Barbara Frietchie's work is o'er,
And the Rebel rides on his raids no more.

Honor to her! and let a tear
Fall, for her sake, on Stonewall's bier.

Over Barbara Frietchie's grave,
Flag of Freedom and Union, wave!

Peace and order and beauty draw
Round thy symbol of light and law;

And ever the stars above look down
On thy stars below in Frederick town!


We spent Sunday afternoon at parks and farms surrounding South Mountain in Frederick and Washington Counties. We had been debating either going to the science expo downtown on the National Mall or going to Mount Vernon's harvest festival, but we were at Mount Vernon a few weeks ago and will be on the National Mall next weekend for Stewart and Colbert's rally, so we figured this was our best chance to see the fall color in the Paul's parents said they'd meet us at Gambrill State Park to picnic, and we haven't seen them in several weeks. We walked around the summit of High Knob at Gambrill, where we saw many, many stinkbugs, particularly on the sunny side facing Middletown. Then we went to Washington Monument State Park, where the summit of South Mountain and the monument were absolutely covered with the freakin' bugs! We were amused when we stopped in Middletown -- there's a pretty craft store there called the Snallygaster, named for a local legendary monster -- to discover that one of the scarecrows on display on the town's street corners was designed as Munch's The Scream covered in stinkbugs.

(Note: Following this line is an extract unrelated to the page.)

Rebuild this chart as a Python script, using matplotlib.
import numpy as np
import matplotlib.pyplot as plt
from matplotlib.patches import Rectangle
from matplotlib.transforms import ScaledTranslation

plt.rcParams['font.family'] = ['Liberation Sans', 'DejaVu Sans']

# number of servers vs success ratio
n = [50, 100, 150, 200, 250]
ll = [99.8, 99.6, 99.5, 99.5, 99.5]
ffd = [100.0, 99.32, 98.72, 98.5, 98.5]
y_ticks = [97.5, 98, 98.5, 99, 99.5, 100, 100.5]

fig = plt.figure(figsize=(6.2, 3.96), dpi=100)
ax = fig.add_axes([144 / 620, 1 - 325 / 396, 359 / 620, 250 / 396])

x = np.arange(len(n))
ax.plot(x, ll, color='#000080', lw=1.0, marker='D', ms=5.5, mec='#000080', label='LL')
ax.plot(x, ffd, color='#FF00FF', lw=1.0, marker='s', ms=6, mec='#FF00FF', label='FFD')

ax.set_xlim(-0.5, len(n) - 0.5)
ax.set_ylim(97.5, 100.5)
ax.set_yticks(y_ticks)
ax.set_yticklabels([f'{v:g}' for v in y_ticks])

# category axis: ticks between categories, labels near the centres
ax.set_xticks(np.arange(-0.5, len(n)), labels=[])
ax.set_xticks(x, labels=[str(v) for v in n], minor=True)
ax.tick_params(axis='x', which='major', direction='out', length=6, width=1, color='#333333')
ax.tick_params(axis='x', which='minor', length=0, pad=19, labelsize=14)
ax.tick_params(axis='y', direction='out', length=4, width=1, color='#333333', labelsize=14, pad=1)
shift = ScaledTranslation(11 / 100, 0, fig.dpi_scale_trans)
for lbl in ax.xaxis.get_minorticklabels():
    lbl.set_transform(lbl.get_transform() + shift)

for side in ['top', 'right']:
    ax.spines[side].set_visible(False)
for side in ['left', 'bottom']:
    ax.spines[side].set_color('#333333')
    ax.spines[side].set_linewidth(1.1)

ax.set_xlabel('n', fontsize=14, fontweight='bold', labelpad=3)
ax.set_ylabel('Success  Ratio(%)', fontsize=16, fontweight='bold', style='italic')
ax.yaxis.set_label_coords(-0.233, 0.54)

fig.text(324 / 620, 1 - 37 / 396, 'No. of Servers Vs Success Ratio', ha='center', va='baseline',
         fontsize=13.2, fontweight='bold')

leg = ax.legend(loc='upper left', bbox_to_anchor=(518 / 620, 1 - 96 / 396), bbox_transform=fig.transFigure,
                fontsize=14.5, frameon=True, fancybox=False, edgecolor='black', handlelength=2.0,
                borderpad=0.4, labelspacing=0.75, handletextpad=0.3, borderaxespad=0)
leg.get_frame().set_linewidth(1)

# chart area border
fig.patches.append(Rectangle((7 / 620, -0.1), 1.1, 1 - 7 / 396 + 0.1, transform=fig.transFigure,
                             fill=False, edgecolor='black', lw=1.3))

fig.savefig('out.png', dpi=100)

Paul's parents had never been to South Mountain Creamery and we figured they might enjoy it, so we stopped there and everyone was pleased to discover that they now have eggnog available in their shop. We got ice cream and went to visit the calf barn, which still has a visiting sheep and a sow with piglets -- this time the piglets were awake and tried to eat Adam's shoes. One of the girls whose family works on the farm was in the barn and she let us see some of the chicks and pet one of the piglets. By then we knew that both the Redskins and Ravens had come from behind to beat the Bears and Bills respectively, in both cases because the opposing quarterbacks decided to throw the ball to the wrong team (the Redskins' DeAngelo Hall picked off Jay Cutler four times including a 90+ yard run for a touchdown), so we didn't feel compelled to rush home for sports, though my in-laws left to get back for the end of the New England game. The rest of us went to Gathland State Park as the sun was beginning to set, so the sky was beautiful and there were lots of colorful leaves visible through the arch and around the ruins of the barn.

The city of Frederick from the overlook on the approach from I-270; it's hard to see the spires with the trees and grass in the way, but it's the reason for the poem above.

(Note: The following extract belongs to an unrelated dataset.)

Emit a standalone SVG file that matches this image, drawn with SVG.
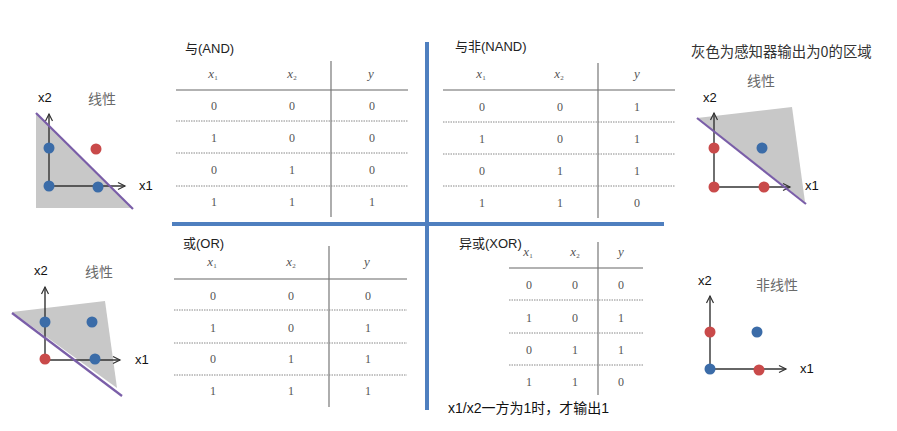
<svg xmlns="http://www.w3.org/2000/svg" width="897" height="431" viewBox="0 0 897 431">
<defs>
<marker id="arr" markerUnits="userSpaceOnUse" markerWidth="10" markerHeight="10" viewBox="0 0 10 10" refX="8" refY="5" orient="auto">
<path d="M1,1.5 L8,5 L1,8.5" fill="none" stroke="#333" stroke-width="1.2"/>
</marker>
</defs>
<style>
.lbl{font-family:"Liberation Sans","Noto Sans CJK SC",sans-serif;font-size:13px;fill:#111}
.cn{font-family:"Noto Sans CJK SC","Liberation Sans",sans-serif;font-size:14px;fill:#6a6a6a}
.ttl{font-family:"Liberation Sans","Noto Sans CJK SC",sans-serif;font-size:13px;fill:#222}
.td{font-family:"Liberation Serif","DejaVu Serif",serif;font-size:12px;fill:#555;text-anchor:middle}
.th{font-family:"Liberation Serif","DejaVu Serif",serif;font-size:13px;fill:#555;text-anchor:middle;font-style:italic}
.sub{font-size:7px;font-style:normal}
.axis{stroke:#333;stroke-width:1.4;fill:none}
.gray{fill:#c8c8c8}
.sep{stroke:#7a5ea8;stroke-width:2.2}
.b{fill:#3b6ca8}
.r{fill:#c94a4a}
.hr{stroke:#666;stroke-width:1.2}
.vr{stroke:#777;stroke-width:1.2}
.dr{stroke:#888;stroke-width:1;stroke-dasharray:1.5,1}
.bl{stroke:#4f7fbf;stroke-width:4}
</style>
<rect width="897" height="431" fill="#fff"/>

<g id="dividers">
<line class="bl" x1="427" y1="42" x2="427" y2="410"/>
<line class="bl" x1="172" y1="224" x2="664" y2="224"/>
</g>

<g id="plot-and">
<polygon class="gray" points="36,113 36,208 132,208"/>
<line class="axis" x1="49" y1="186" x2="49" y2="114" marker-end="url(#arr)"/>
<line class="axis" x1="49" y1="186" x2="125" y2="186" marker-end="url(#arr)"/>
<line class="sep" x1="36" y1="113" x2="133" y2="209"/>
<circle class="b" cx="49" cy="148" r="5.5"/>
<circle class="b" cx="49" cy="186" r="5.5"/>
<circle class="b" cx="98" cy="187" r="5.5"/>
<circle class="r" cx="96" cy="149" r="5.5"/>
<text class="lbl" x="38" y="102">x2</text>
<text class="cn" x="88" y="104">线性</text>
<text class="lbl" x="139" y="190">x1</text>
</g>

<g id="plot-or">
<polygon class="gray" points="12,312 105,301 117,388"/>
<line class="axis" x1="45" y1="360" x2="45" y2="287" marker-end="url(#arr)"/>
<line class="axis" x1="45" y1="360" x2="120" y2="360" marker-end="url(#arr)"/>
<line class="sep" x1="12" y1="313" x2="122" y2="396"/>
<circle class="b" cx="45" cy="322" r="5.5"/>
<circle class="b" cx="92" cy="322" r="5.5"/>
<circle class="r" cx="45" cy="359" r="5.5"/>
<circle class="b" cx="95" cy="359" r="5.5"/>
<text class="lbl" x="34" y="275">x2</text>
<text class="cn" x="85" y="277">线性</text>
<text class="lbl" x="135" y="364">x1</text>
</g>

<g id="plot-nand">
<text class="cn" x="691" y="57" style="fill:#333;font-size:14.4px">灰色为感知器输出为0的区域</text>
<polygon class="gray" points="697,118 792,107 805,202"/>
<line class="axis" x1="714" y1="187" x2="714" y2="113" marker-end="url(#arr)"/>
<line class="axis" x1="714" y1="187" x2="790" y2="187" marker-end="url(#arr)"/>
<line class="sep" x1="697" y1="118" x2="806" y2="204"/>
<circle class="r" cx="714" cy="148" r="5.5"/>
<circle class="b" cx="762" cy="148" r="5.5"/>
<circle class="r" cx="714" cy="187" r="5.5"/>
<circle class="r" cx="764" cy="187" r="5.5"/>
<text class="cn" x="747" y="86">线性</text>
<text class="lbl" x="703" y="102">x2</text>
<text class="lbl" x="805" y="190">x1</text>
</g>

<g id="plot-xor">
<line class="axis" x1="710" y1="369" x2="710" y2="296" marker-end="url(#arr)"/>
<line class="axis" x1="710" y1="369" x2="786" y2="369" marker-end="url(#arr)"/>
<circle class="r" cx="710" cy="332" r="5.5"/>
<circle class="b" cx="757" cy="332" r="5.5"/>
<circle class="b" cx="710" cy="369" r="5.5"/>
<circle class="r" cx="759" cy="370" r="5.5"/>
<text class="lbl" x="698" y="285">x2</text>
<text class="cn" x="756" y="290">非线性</text>
<text class="lbl" x="800" y="373">x1</text>
</g>

<g id="table-and">
<text class="ttl" x="185" y="53">与(AND)</text>
<text class="th" x="213" y="78">x<tspan class="sub" dy="2">1</tspan></text>
<text class="th" x="292" y="78">x<tspan class="sub" dy="2">2</tspan></text>
<text class="th" x="371" y="78">y</text>
<line class="hr" x1="176" y1="90" x2="408" y2="90"/>
<line class="vr" x1="331" y1="61" x2="331" y2="217"/>
<line class="dr" x1="176" y1="121" x2="408" y2="121"/>
<line class="dr" x1="176" y1="153" x2="408" y2="153"/>
<line class="dr" x1="176" y1="186" x2="408" y2="186"/>
<text class="td" x="214" y="110">0</text><text class="td" x="292" y="110">0</text><text class="td" x="372" y="110">0</text>
<text class="td" x="214" y="142">1</text><text class="td" x="292" y="142">0</text><text class="td" x="372" y="142">0</text>
<text class="td" x="214" y="174">0</text><text class="td" x="292" y="174">1</text><text class="td" x="372" y="174">0</text>
<text class="td" x="214" y="206">1</text><text class="td" x="292" y="206">1</text><text class="td" x="372" y="206">1</text>
</g>

<g id="table-nand">
<text class="ttl" x="455" y="51">与非(NAND)</text>
<text class="th" x="481" y="78">x<tspan class="sub" dy="2">1</tspan></text>
<text class="th" x="559" y="78">x<tspan class="sub" dy="2">2</tspan></text>
<text class="th" x="637" y="78">y</text>
<line class="hr" x1="443" y1="90" x2="675" y2="90"/>
<line class="vr" x1="598" y1="63" x2="598" y2="218"/>
<line class="dr" x1="443" y1="122" x2="675" y2="122"/>
<line class="dr" x1="443" y1="154" x2="675" y2="154"/>
<line class="dr" x1="443" y1="186" x2="675" y2="186"/>
<text class="td" x="482" y="111">0</text><text class="td" x="560" y="111">0</text><text class="td" x="637" y="111">1</text>
<text class="td" x="482" y="143">1</text><text class="td" x="560" y="143">0</text><text class="td" x="637" y="143">1</text>
<text class="td" x="482" y="175">0</text><text class="td" x="560" y="175">1</text><text class="td" x="637" y="175">1</text>
<text class="td" x="482" y="207">1</text><text class="td" x="560" y="207">1</text><text class="td" x="637" y="207">0</text>
</g>

<g id="table-or">
<text class="ttl" x="183" y="248">或(OR)</text>
<text class="th" x="212" y="266">x<tspan class="sub" dy="2">1</tspan></text>
<text class="th" x="291" y="266">x<tspan class="sub" dy="2">2</tspan></text>
<text class="th" x="367" y="266">y</text>
<line class="hr" x1="174" y1="279" x2="407" y2="279"/>
<line class="vr" x1="329" y1="246" x2="329" y2="407"/>
<line class="dr" x1="174" y1="310" x2="407" y2="310"/>
<line class="dr" x1="174" y1="343" x2="407" y2="343"/>
<line class="dr" x1="174" y1="375" x2="407" y2="375"/>
<text class="td" x="213" y="300">0</text><text class="td" x="291" y="300">0</text><text class="td" x="368" y="300">0</text>
<text class="td" x="213" y="332">1</text><text class="td" x="291" y="332">0</text><text class="td" x="368" y="332">1</text>
<text class="td" x="213" y="363">0</text><text class="td" x="291" y="363">1</text><text class="td" x="368" y="363">1</text>
<text class="td" x="213" y="395">1</text><text class="td" x="291" y="395">1</text><text class="td" x="368" y="395">1</text>
</g>

<g id="table-xor">
<text class="ttl" x="459" y="248">异或(XOR)</text>
<text class="th" x="528" y="256">x<tspan class="sub" dy="2">1</tspan></text>
<text class="th" x="575" y="256">x<tspan class="sub" dy="2">2</tspan></text>
<text class="th" x="621" y="256">y</text>
<line class="hr" x1="509" y1="268" x2="643" y2="268"/>
<line class="vr" x1="598" y1="242" x2="598" y2="395"/>
<line class="dr" x1="509" y1="300" x2="643" y2="300"/>
<line class="dr" x1="509" y1="333" x2="643" y2="333"/>
<line class="dr" x1="509" y1="365" x2="643" y2="365"/>
<text class="td" x="529" y="289">0</text><text class="td" x="575" y="289">0</text><text class="td" x="621" y="289">0</text>
<text class="td" x="529" y="322">1</text><text class="td" x="575" y="322">0</text><text class="td" x="621" y="322">1</text>
<text class="td" x="529" y="354">0</text><text class="td" x="575" y="354">1</text><text class="td" x="621" y="354">1</text>
<text class="td" x="529" y="386">1</text><text class="td" x="575" y="386">1</text><text class="td" x="621" y="386">0</text>
<text class="ttl" x="448" y="413" style="font-size:14px;fill:#111">x1/x2一方为1时，才输出1</text>
</g>
</svg>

Our visit to the tea house at the top of High Knob in Gambrill State Park was interrupted... several thousand of these. Our first choice of a picnic table, the one with the great views of the valley, was absolutely covered by stinkbugs.

Quite a bit of fall color is brightening the hills around Middletown and Boonesboro, though the drought at the end of the summer has made it more brown than some years.

This is how the city of Middletown feels about the stinkbugs.

We also visited Washington Monument State Park, where the inside of the monument was playing host to untold thousands of bugs. Ladybugs migrate here as well, and there were hundreds of them on the outside.

This calf at South Mountain Creamery was born on Sunday morning, mere hours before we arrived.

And here is the War Correspondents' Arch at Gathland, built by George Alfred Townsend to honor his fellow Civil War reporters.

We had grilled cheese for dinner made from the cheddar, swiss, and colby we got at South Mountain Creamery, then watched the Green Bay-Minnesota game around Boardwalk Empire, which was too violent for my taste but I like how nonjudgmental it is of the choices women were often forced to make (I never expected the leading Temperance Union lady to pass on information about birth control to a woman living in circumstances other people are all too happy to use as an excuse to call her degrading names). I need someone to explain to me why it's fine for animal butcher Michael Vick to play for the Eagles but Brett Favre is in huge trouble for a bit of consensual dirty electronic interaction. With accused murderers in the NFL, I'm supposed to be upset about Favre's sex life? Give me a break!